E para resumir a posição de Truss…

Starmer como que resumisse a posição de Truss para ficar “escrita”, diz: “A primeira medida desta primeira-ministra é pedir mais dinheiro emprestado simplesmente porque se recusa a tocar nos lucros das empresas de petróleo e de gás”. E depois lança uma pergunta que nunca teria resposta, mas o que interessa a Starmer é precisamente isso. “Quanto é que os cortes de impostos vão render às empresas”? Truss não adianta um número mas diz que Starmer “está a olhar o problema de um prisma errado”. Aplausos estrondosos do lado conservador. “Da última vez que cortámos os impostos às empresas, aumentámos a receita porque mais empresas vêm investir no país”. Depois acrescenta o mesmo por outras palavras “mais impostos irá desencorajar o investimento”.

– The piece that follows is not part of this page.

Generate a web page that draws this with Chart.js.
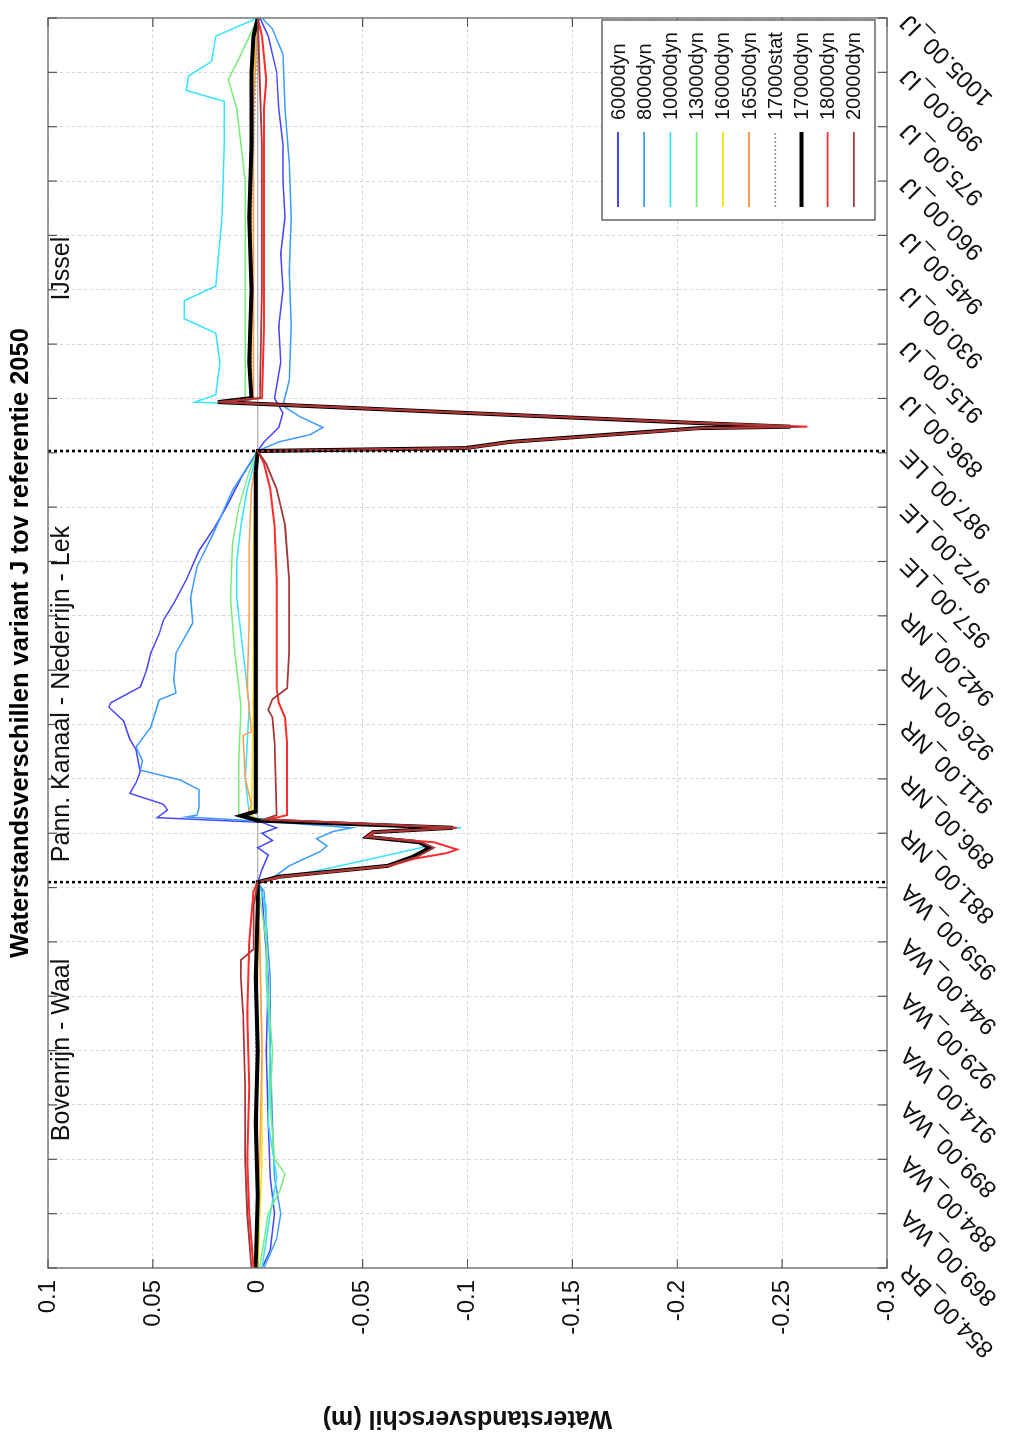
<!DOCTYPE html>
<html>
<head>
<meta charset="utf-8">
<title>Waterstandsverschillen variant J</title>
<script src="https://cdn.jsdelivr.net/npm/chart.js@4.4.0/dist/chart.umd.min.js"></script>
<style>
  html, body { margin: 0; padding: 0; background: #fff; overflow: hidden; }
  /* the figure is shown turned a quarter turn, like the reference */
  #wrap { position: absolute; left: 0; top: 1434px; width: 1434px; height: 1014px;
          transform-origin: 0 0; transform: rotate(-90deg); }
</style>
</head>
<body>
<div id="wrap"><canvas id="chart" width="1434" height="1014"></canvas></div>
<script>
// ===================
// Data
// ===================
const tickLabels = [
  '854.00_BR', '869.00_WA', '884.00_WA', '899.00_WA', '914.00_WA', '929.00_WA', '944.00_WA', '959.00_WA',
  '881.00_NR', '896.00_NR', '911.00_NR', '926.00_NR', '942.00_NR', '957.00_LE', '972.00_LE', '987.00_LE',
  '896.00_IJ', '915.00_IJ', '930.00_IJ', '945.00_IJ', '960.00_IJ', '975.00_IJ', '990.00_IJ', '1005.00_IJ'
];
const tickStep = 15;              // locations between two labels
const lastLocation = 345;

const branchNames = ['Bovenrijn - Waal', 'Pann. Kanaal - Nederrijn - Lek', 'IJssel'];
const branchTextAt = [35, 112, 267];
const branchBounds = [106.5, 225.5];

const seriesNames = ['6000dyn', '8000dyn', '10000dyn', '13000dyn', '16000dyn', '16500dyn',
                     '17000stat', '17000dyn', '18000dyn', '20000dyn'];
const seriesColors = ['#4646ff', '#3b9bff', '#35e3ff', '#78ec78', '#f2e400', '#ff9b50',
                      '#9c9c9c', '#000000', '#ff2b2b', '#a23838'];

// [location, difference (m)]
const s6000 = [[0,-0.002],[5,-0.006],[15,-0.008],[25,-0.006],[40,-0.005],[60,-0.004],[80,-0.005],[95,-0.003],[104,-0.002],
  [106.5,0],[110,-0.002],[114,-0.005],[116,0],[118,-0.007],[120,-0.002],[121.5,-0.009],[123,-0.002],[124.3,0.048],[126.4,0.043],
  [128,0.045],[131,0.061],[134,0.058],[137,0.056],[143,0.058],[146,0.061],[151,0.064],[154.8,0.071],[156,0.070],[160.4,0.056],
  [165,0.053],[169.7,0.051],[175,0.047],[178.8,0.045],[183.5,0.040],[190,0.034],[198,0.028],[204,0.021],[210,0.015],[218,0.008],
  [225.5,0],[228,-0.003],[232,-0.010],[236,-0.012],[240,-0.008],[250,-0.011],[260,-0.010],[270,-0.012],[280,-0.011],[290,-0.013],
  [300,-0.012],[310,-0.012],[320,-0.010],[330,-0.009],[340,-0.005],[345,-0.001]];
const s8000 = [[0,-0.003],[8,-0.009],[15,-0.011],[25,-0.008],[40,-0.007],[60,-0.006],[80,-0.006],[95,-0.004],[104,-0.003],
  [106.5,0],[108,-0.008],[111,-0.015],[115,-0.030],[116.5,-0.033],[118.5,-0.028],[120.5,-0.036],[121.5,-0.045],[123,-0.010],
  [124.5,0.034],[125,0.029],[127,0.028],[132,0.028],[134.7,0.037],[137.4,0.056],[140,0.055],[143.8,0.058],[149.3,0.051],
  [156.8,0.047],[158.7,0.039],[162.3,0.040],[169.7,0.039],[178,0.031],[185,0.032],[193.5,0.029],[203,0.021],[214.7,0.012],
  [225.5,0],[228,-0.010],[230,-0.025],[232,-0.031],[235,-0.020],[238,-0.012],[245,-0.015],[260,-0.016],[275,-0.015],
  [290,-0.016],[305,-0.015],[320,-0.013],[335,-0.012],[342,-0.007],[345,-0.002]];
const s10000 = [[0,-0.002],[15,-0.006],[25,-0.009],[40,-0.005],[60,-0.006],[80,-0.004],[100,-0.004],
  [106.5,0],[108,-0.015],[112,-0.047],[115,-0.070],[116.5,-0.082],[118,-0.075],[119,-0.052],[120.3,-0.055],[121.5,-0.097],
  [124,0],[125,0.004],[135,0.006],[145,0.005],[155,0.004],[165,0.006],[175,0.008],[185,0.010],[195,0.010],[205,0.008],[215,0.005],
  [225.5,0],[226.3,-0.098],[228,-0.118],[231.8,-0.208],[232.2,-0.250],[233.2,-0.208],[236,-0.098],[239,0.030],[241,0.020],
  [250,0.018],[258,0.020],[262,0.035],[267,0.035],[271,0.020],[290,0.017],[310,0.016],[322,0.016],[325,0.034],[329,0.033],
  [333,0.022],[340,0.020],[345,0]];
const s13000 = [[0,-0.001],[15,-0.005],[22,-0.011],[26,-0.013],[30,-0.008],[45,-0.006],[60,-0.007],[75,-0.005],[90,-0.004],
  [106.5,0],[108,-0.010],[111,-0.062],[113.5,-0.074],[116,-0.082],[117.5,-0.077],[119,-0.052],[120.3,-0.055],[121.5,-0.093],
  [123.5,0],[125,0.009],[140,0.009],[155,0.008],[170,0.011],[185,0.013],[200,0.012],[210,0.009],[220,0.004],
  [225.5,0],[226.3,-0.099],[228,-0.120],[231.8,-0.210],[232.2,-0.256],[233.2,-0.210],[236,-0.099],[239,0.019],[240.1,0.006],
  [260,0.006],[300,0.006],[320,0.010],[328,0.014],[335,0.008],[345,0]];
const s16000 = [[0,0],[30,-0.002],[60,-0.002],[90,-0.001],
  [106.5,0],[108,-0.010],[111,-0.062],[113.5,-0.074],[116,-0.082],[117.5,-0.077],[119,-0.052],[120.3,-0.055],[121.5,-0.093],
  [123.5,0],[125,0.003],[160,0.002],[200,0.002],[220,0.001],
  [225.5,0],[226.3,-0.099],[228,-0.120],[231.8,-0.210],[232.2,-0.254],[233.2,-0.210],[236,-0.099],[239,0.019],[240.1,0.003],
  [280,0.003],[320,0.003],[345,0]];
const s16500 = [[0,0.001],[30,-0.001],[60,-0.002],[90,-0.001],
  [106.5,0],[108,-0.010],[111,-0.062],[113.5,-0.074],[116,-0.082],[117.5,-0.077],[119,-0.052],[120.3,-0.055],[121.5,-0.093],
  [123.5,0],[125,0.005],[128,0.003],[135,0.006],[147,0.007],[148,0.003],[160,0.005],[180,0.004],[200,0.004],[215,0.003],
  [225.5,0],[226.3,-0.099],[228,-0.120],[231.8,-0.210],[232.2,-0.254],[233.2,-0.210],[236,-0.099],[239,0.019],[240.1,0.002],
  [280,0.002],[320,0.002],[345,0]];
const s17000stat = [[0,0.001],[30,0],[60,0.001],[90,0],
  [106.5,0],[108,-0.010],[111,-0.062],[113.5,-0.074],[116,-0.082],[117.5,-0.077],[119,-0.052],[120.3,-0.055],[121.5,-0.093],
  [123.5,0],[126,0.001],[180,0.001],[220,0.001],
  [225.5,0],[226.3,-0.099],[228,-0.120],[231.8,-0.210],[232.2,-0.254],[233.2,-0.210],[236,-0.099],[239,0.019],[240.1,0.003],
  [290,0.003],[345,0]];
const s17000dyn = [[0,0.001],[20,0],[40,0.001],[60,0],[80,0.001],[100,0],
  [106.5,0],[108,-0.010],[111,-0.062],[113.5,-0.074],[116,-0.082],[117.5,-0.077],[119,-0.052],[120.3,-0.055],[121.5,-0.093],
  [123.5,0],[124.8,0.008],[126,0.001],[135,0.001],[160,0.001],[190,0.001],[220,0.001],
  [225.5,0],[226.3,-0.099],[228,-0.120],[231.8,-0.210],[232.2,-0.254],[233.2,-0.210],[236,-0.099],[239,0.019],[240.1,0.003],
  [250,0.004],[270,0.003],[290,0.004],[310,0.003],[330,0.003],[340,0.002],[345,0]];
const s18000 = [[0,0.002],[15,0.004],[30,0.005],[50,0.004],[70,0.005],[90,0.004],[104,0.002],
  [106.5,0],[108,-0.012],[111,-0.063],[113,-0.075],[114.5,-0.090],[115.5,-0.095],[117.5,-0.084],[119,-0.052],[120.3,-0.055],
  [121.5,-0.095],[123.8,-0.005],[125,-0.014],[135,-0.014],[145,-0.014],[152,-0.013],[156,-0.010],[160,-0.009],[170,-0.009],
  [190,-0.009],[205,-0.008],[215,-0.006],[222,-0.003],
  [225.5,0],[226.3,-0.100],[228,-0.121],[231.8,-0.212],[232.2,-0.262],[233.2,-0.212],[236,-0.100],[239,0.018],[240.1,-0.002],
  [260,-0.003],[290,-0.003],[320,-0.003],[328,-0.004],[340,-0.002],[345,0]];
const s20000 = [[0,0.003],[15,0.005],[30,0.006],[50,0.006],[70,0.007],[80,0.008],[85,0.008],[88,0.002],[100,0.002],
  [106.5,0],[108,-0.010],[111,-0.062],[113.5,-0.076],[116,-0.084],[117.5,-0.078],[119,-0.053],[120.3,-0.056],[121.5,-0.094],
  [123.8,-0.003],[125,-0.009],[145,-0.008],[152,-0.007],[154,-0.005],[157,-0.007],[160,-0.014],[170,-0.015],[190,-0.015],
  [205,-0.013],[215,-0.009],[222,-0.004],
  [225.5,0],[226.3,-0.099],[228,-0.120],[231.8,-0.211],[232.2,-0.258],[233.2,-0.211],[236,-0.099],[239,0.019],[240.1,-0.001],
  [270,-0.002],[310,-0.002],[345,0]];

const seriesData = [s6000, s8000, s10000, s13000, s16000, s16500, s17000stat, s17000dyn, s18000, s20000];
const seriesWidths = [1.5, 1.5, 1.5, 1.5, 1.5, 1.5, 1.5, 4, 2, 1.8];

// ===================
// Extra drawing: title, frame, separators, legend
// ===================
const figurePlugin = {
  id: 'figurePlugin',
  beforeDatasetsDraw(chart) {
    const { ctx, chartArea: a, scales: { y } } = chart;
    const y0 = y.getPixelForValue(0);
    ctx.save();
    ctx.strokeStyle = '#a0a0a0';
    ctx.lineWidth = 1;
    ctx.beginPath(); ctx.moveTo(a.left, y0); ctx.lineTo(a.right, y0); ctx.stroke();
    ctx.restore();
  },
  afterDatasetsDraw(chart) {
    const { ctx, chartArea: a, scales: { x, y } } = chart;
    ctx.save();
    // branch separators
    ctx.strokeStyle = '#000';
    ctx.lineWidth = 2.5;
    ctx.setLineDash([3, 3]);
    branchBounds.forEach(b => {
      const px = x.getPixelForValue(b);
      ctx.beginPath(); ctx.moveTo(px, a.top); ctx.lineTo(px, a.bottom); ctx.stroke();
    });
    ctx.setLineDash([]);
    // frame
    ctx.strokeStyle = '#7a7a7a';
    ctx.lineWidth = 1.5;
    ctx.strokeRect(a.left, a.top, a.right - a.left, a.bottom - a.top);
    // inner tick marks
    ctx.strokeStyle = '#555';
    ctx.lineWidth = 1.2;
    x.ticks.forEach(t => {
      const px = x.getPixelForValue(t.value);
      ctx.beginPath();
      ctx.moveTo(px, a.bottom); ctx.lineTo(px, a.bottom - 9);
      ctx.moveTo(px, a.top); ctx.lineTo(px, a.top + 9);
      ctx.stroke();
    });
    y.ticks.forEach(t => {
      const py = y.getPixelForValue(t.value);
      ctx.beginPath();
      ctx.moveTo(a.left, py); ctx.lineTo(a.left + 9, py);
      ctx.moveTo(a.right, py); ctx.lineTo(a.right - 9, py);
      ctx.stroke();
    });
    // branch names
    ctx.fillStyle = '#111';
    ctx.font = '25px "Liberation Sans", Arial, sans-serif';
    ctx.textBaseline = 'top';
    ctx.textAlign = 'left';
    branchNames.forEach((n, i) => ctx.fillText(n, x.getPixelForValue(branchTextAt[i]), a.top + 2));
    ctx.restore();
  },
  afterDraw(chart) {
    const { ctx, chartArea: a } = chart;
    ctx.save();
    // title
    ctx.fillStyle = '#000';
    ctx.font = 'bold 25.5px "Liberation Sans", Arial, sans-serif';
    ctx.textAlign = 'center';
    ctx.textBaseline = 'middle';
    ctx.fillText('Waterstandsverschillen variant J tov referentie 2050', (a.left + a.right) / 2, 21);
    // legend
    const bx = a.right - 202, by = a.bottom - 285, bw = 200, bh = 273;
    ctx.fillStyle = '#fff';
    ctx.fillRect(bx, by, bw, bh);
    ctx.strokeStyle = '#666';
    ctx.lineWidth = 1.5;
    ctx.strokeRect(bx, by, bw, bh);
    ctx.font = '20px "Liberation Sans", Arial, sans-serif';
    ctx.textAlign = 'left';
    seriesNames.forEach((n, i) => {
      const ry = by + 16 + i * 26.2;
      ctx.strokeStyle = seriesColors[i];
      ctx.lineWidth = i === 7 ? 4 : 1.8;
      ctx.setLineDash(i === 6 ? [2, 2] : []);
      ctx.beginPath(); ctx.moveTo(bx + 13, ry); ctx.lineTo(bx + 88, ry); ctx.stroke();
      ctx.setLineDash([]);
      ctx.fillStyle = '#111';
      ctx.fillText(n, bx + 100, ry + 1);
    });
    ctx.restore();
  }
};

// ===================
// Chart
// ===================
const datasets = seriesNames.map((name, i) => ({
  label: name,
  data: seriesData[i].map(p => ({ x: p[0], y: p[1] })),
  borderColor: seriesColors[i],
  borderWidth: seriesWidths[i],
  borderDash: i === 6 ? [2, 2] : [],
  pointRadius: 0,
  tension: 0,
  fill: false,
  order: seriesNames.length - i
}));

new Chart(document.getElementById('chart'), {
  type: 'line',
  data: { datasets },
  plugins: [figurePlugin],
  options: {
    responsive: false,
    animation: false,
    devicePixelRatio: 1,
    layout: { padding: { left: 0, right: 18, top: 48, bottom: 0 } },
    plugins: { legend: { display: false }, tooltip: { enabled: false }, title: { display: false } },
    scales: {
      x: {
        type: 'linear',
        min: 0,
        max: lastLocation,
        // fixed axis band; the slanted labels need no side room
        afterFit: s => { s.height = 127; s.paddingLeft = 0; s.paddingRight = 0; },
        grid: { color: '#d4d4d4', lineWidth: 1, drawTicks: false },
        border: { display: false, dash: [3, 3] },
        ticks: {
          stepSize: tickStep,
          autoSkip: false,
          minRotation: 45,
          maxRotation: 45,
          padding: 8,
          color: '#111',
          font: { family: '"Liberation Sans", Arial, sans-serif', size: 24 },
          callback: v => tickLabels[Math.round(v / tickStep)]
        }
      },
      y: {
        min: -0.3,
        max: 0.1,
        afterFit: s => { s.width = 166; s.paddingTop = 0; s.paddingBottom = 0; },
        grid: { color: '#d4d4d4', lineWidth: 1, drawTicks: false },
        border: { display: false, dash: [3, 3] },
        title: {
          display: true,
          text: 'Waterstandsverschil (m)',
          color: '#111',
          padding: { top: 1, bottom: 0 },
          font: { family: '"Liberation Sans", Arial, sans-serif', size: 25, weight: 'bold' }
        },
        ticks: {
          stepSize: 0.05,
          padding: 12,
          color: '#111',
          font: { family: '"Liberation Sans", Arial, sans-serif', size: 24 },
          callback: v => String(+v.toFixed(2))
        }
      }
    }
  }
});
</script>
</body>
</html>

Mais um gritos, numa sessão de perguntas especialmente animada por ser a primeira em que Truss se apresentava perante a oposição, mais insistência de Starmer na questão dos lucros das empresas, e até se chegou a falar do famoso conceito trickle down economics, resumidamente uma teoria que menos impostos, menos regulamentação, mais ajudas às empresas acaba por beneficiar toda a sociedade - mais empregos, salários mais altos conforme os lucros das empresas sobem, etc. Quem o mencionou, em jeito de acusação (a teoria já foi desacreditada por imensos economistas desde que surgiu, na altura Ronald Reagan e, sim, Margaret Thatcher) foi Starmer, sem surpresas. Mas Liz Truss acusou-o de não entender o que é “aspirar a mais”.

Theresa May, a segunda mulher a tornar-se primeira-ministra no Reino Unido, pergunta a Liz Truss por que razão apenas os conservadores parecem ser capazes de eleger mulheres. Mais aplausos. Truss diz que “realmente é extraordinário que os trabalhistas não consigam encontrar mulheres para liderar, de facto, nem sequer conseguem encontrar alguém que não seja de Londres”. E a casa quase caiu. Jeremy Corbyn, o antigo líder, da ala mais à esquerda do partido, reside numa zona do norte de Londres, tal como Starmer. Mas Boris Johnson, que Truss não se cansa de defender, há muito que vive na mesma área.

O resto da sessão decorreu com várias perguntas mais específicas, normalmente focadas nas zonas de onde cada deputado provém, mas quase todas à volta do custo de vida e do aumento dos preços da energia. Esta quinta-feira ficaremos a conhecer os planos da nova primeira-ministra para resolver esta urgente questão.